I've had some strange behavior with both my cruze and sonic in this regards, more so with the sonic I believe my window tint trips the sensor(thinks it dark) more often than my cruze did(no tint). There has been a few times just dropping into a darker valley within an hour of sunset or sunrise caused the car to go into night mode, even when back in full sun it takes 1-2 miles(a few minutes) for it to switch back. On the Sonic this could be a bit dangerous, the all digital speedo is VERY hard to read in daylight conditions when in dim back light night mode. 

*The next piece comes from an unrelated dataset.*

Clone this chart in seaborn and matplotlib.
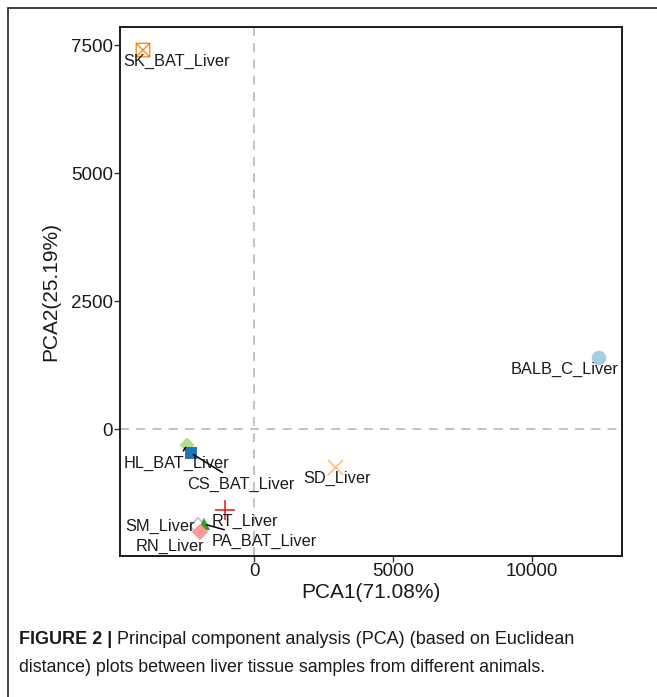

Now with that said, I've covered the sensor with a hat and caused the system to switch, it always seemed to switch back rather quickly(I was in park though). My guess GM has programmed the car to keep the real headlights on when your in gear until a few minutes of uninterrupted daytime light is met, this way someone with ridiculous headlights or even a crazy bright parking lot doesn't shut off the lights prematurely.


----------



## LiveTrash (May 24, 2015)

You're mixing up your wording in your post and it's a bit confusing. The DRL's are the LEDs on the lower part of the front bumper below the headlights. Those are on *all the time *no matter how dark or bright it is outside. During the daytime, the headlights are off and the LED DRL's are turned to full brightness. During low light conditions, the LED DRL's are turned to half brightness and the headlights (night time running lights) come on.

Based off my post, could you clarify the problem? Is it the night time running headlights that are staying on during the daytime when the switch is in AUTO mode?


----------



## spaycace (Feb 9, 2012)

If you read your owner's manual about the DRLs and automatic headlight operation, and how they work, that should answer any questions or concerns you have about them. All my vehicles have automatic headlights, and I too have times when I think the lights should be off, but they're not. I've noticed that if you have fog lights and leave them on, the automatic headlights do stay on longer than what it seems they normally would. There is timing involved as well, with an example of driving through a tunnel I believe in one of my owner's manuals. Good thing you don't freak out when the DRL goes out while the turn signal is on ... LOL


----------



## Merc6 (Jun 8, 2013)

I am with the others. The LEDs are there in place of the headlights being on at half strength in the daytime. Only way I believe (haven't tried it on a 16 limited and up yet) to defeat them is being stationary and parking brake on. That usually kills DRL in most GM cars from like 90's and up. If I forget to turn mine off I usually notice them shut off when I get to a light and pull the hand brake up when the license plate of the car in front of me stops lighting up. I also believe LEDs inside a headlight shuts off for blinkers too.


----------



## Pit_69 (Oct 11, 2016)

I'm sorry, got a little bit confused.
Yes, my problem is what everyone is stating. Auto lights go on with light conditions, and makes my car run with low beams with light conditions, and not going back to off.
Is the light sensor on the rear view mirror?
In argentina, Cruze comes with AUTO, Parking, LOW BEAM switch, no off position.
Thanks, and apologies for the confusion, sometimes it´s a bit tricky to write and think not on my native language.
Best regards,


----------